Face à une éventuelle « cyberguerre froide » l’Europe cherche une stratégie commune et la France fourbit ses armes

Le nombre de cyberattaques est en très forte hausse, et l’Europe cherche à mettre au point une stratégie cohérente sous une structure commune. Mais tous les états-membres ne partagent pas cet objectif. Certains, comme l’Hexagone, investissent déjà massivement de leur côté.

Le Web est, avec l’espace, un des nouveaux champs de bataille des conflits modernes. Ce n’est certes pas une nouveauté, mais l’interconnexion croissante de la majorité des services d’un État moderne, le recours massif au numérique durant la pandémie, et la hausse des tensions mondiales ont accéléré le phénomène. Le nombre d’attaques au phishing (« hameçonnage » en français), ces manœuvres visant à obtenir des renseignements personnels en usurpant une identité, a augmenté de 667% durant les premiers mois de 2020, selon une source au sein de l’Agence européenne pour la cybersécurité interrogée par Euractiv.

Face à cette menace, qui vient parfois de puissances rivales telles que la Chine, la Russie ou l’Iran, l’Union européenne tente de développer une réponse commune. Mardi dernier, le ministre estonien de l’Entreprenariat et des Technologies de l’information, Andres Sutt, a profité du Tallinn Digital Summit pour proposer que les pays de l’Union s’associent dans un organisme commun de cyberdéfense basé sur le modèle de l’OTAN.

2% du PIB pour la défense numérique ?

« Notre objectif ne devrait être rien de moins que de convenir d’un cadre mondial sur la cybersécurité, tout comme l’OTAN a l’objectif de 2% du PIB pour la défense, nous devons avoir un objectif, une méthodologie et un point de référence comparables pour la cybersécurité » a-t-il argumenté.

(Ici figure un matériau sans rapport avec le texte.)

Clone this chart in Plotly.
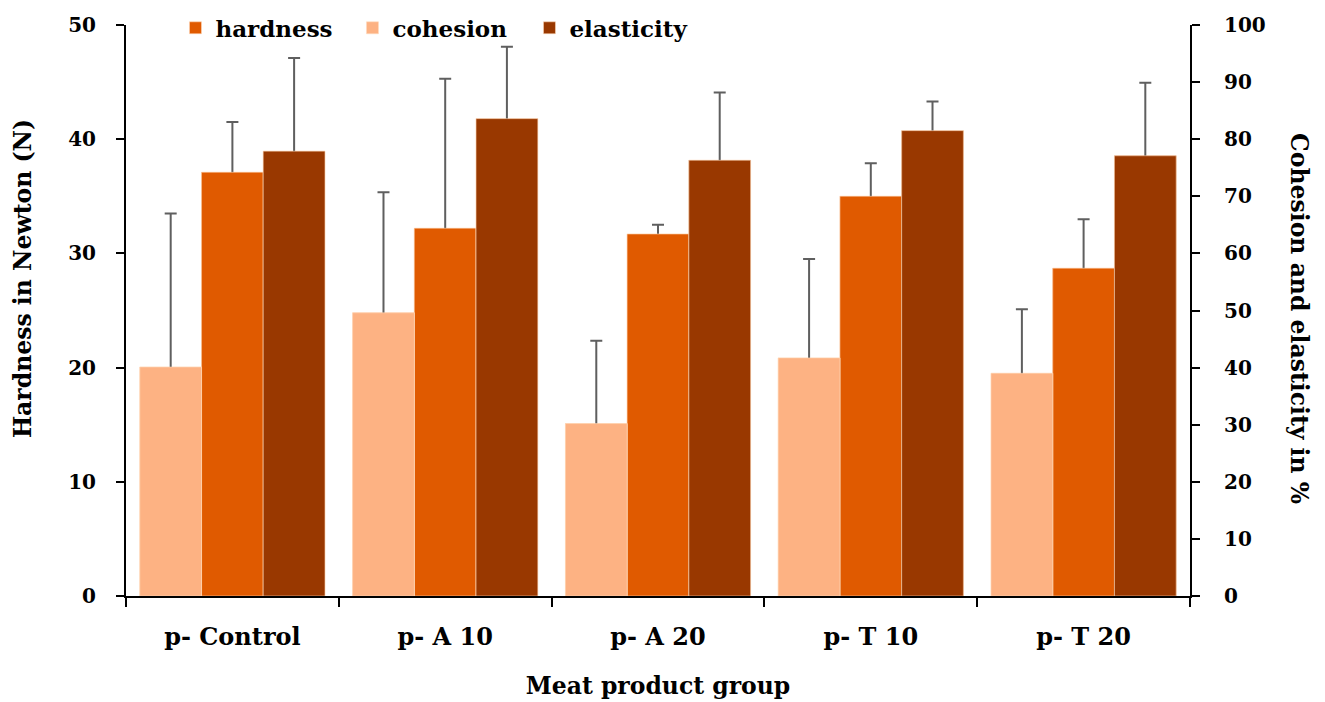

M. Sutt considère comme nécessaire un outil de mesure objectif de l’implication de chaque État dans le domaine de la cybersécurité, de même qu’une estimation de la préparation de chaque pays à une attaque potentielle. Un domaine dans lequel l’Estonie, qui reconnait l’accès au Web comme un droit fondamental et a déjà subi des attaques russes de grande ampleur, a une longueur d’avance. Ce n’est pas pour rien que c’est ce pays qui hébergeait ce sommet consacré au digital dans l’Union européenne.

Si les arguments du ministre estonien ont porté leur fruit, ils n’ont pas pour autant convaincu tous les participants. Ses équivalents irlandais et autrichiens ont préféré mettre en avant leur objectif de tarir à la source la cybercriminalité en s’attaquant aux transferts de fonds qui financent ces opérations sur le Darkweb. Une méthode, selon eux, moins contraignante que de développer une force d’intervention numérique.

5.000 cybercombattants pour l’Hexagone

D’autres pays rejoignent les thèses de M. Sutt, mais ne l’ont pas attendu pour muscler leur défense en ligne. C’est le cas de la France, où le nombre de signalements d’attaques informatiques a bondi de 225% rien qu’en 2020. Une menace prise très au sérieux par la Ministre des Armées, Florence Parly : « Du ‘nouvel espace de conflictualité’, nous en sommes aujourd’hui à nous interroger sur l’existence d’une ‘Guerre froide dans le cyberespace’. Contrairement à la Guerre froide historique, qui avait ses propres mécanismes de désescalade destinés à éviter un scénario d’apocalypse nucléaire, une ‘nouvelle cyberguerre froide’ si elle devait survenir, qu’elle implique des États ou des acteurs non étatiques, ne serait certainement pas régie par la même retenue. Il n’existe pas d’équivalent du téléphone rouge du cyber. Nous pourrions donc être confrontés à des situations d’escalade rapides et non maîtrisées. »

Une évolution prise en compte dans la loi française de programmation militaire 2019-2025: celle-ci prévoit d’augmenter les effectifs du ministère des Armées de 6000 personnes, dont 1500 pour les besoins de la seule cyberdéfense, laquelle devait alors compter près de 4000 cybercombattants. Un objectif que la ministre compte revoir à la hausse et porter à 5000 personnes. Une véritable armée dystopique pour un monde à venir qui ne l’est sans doute pas moins.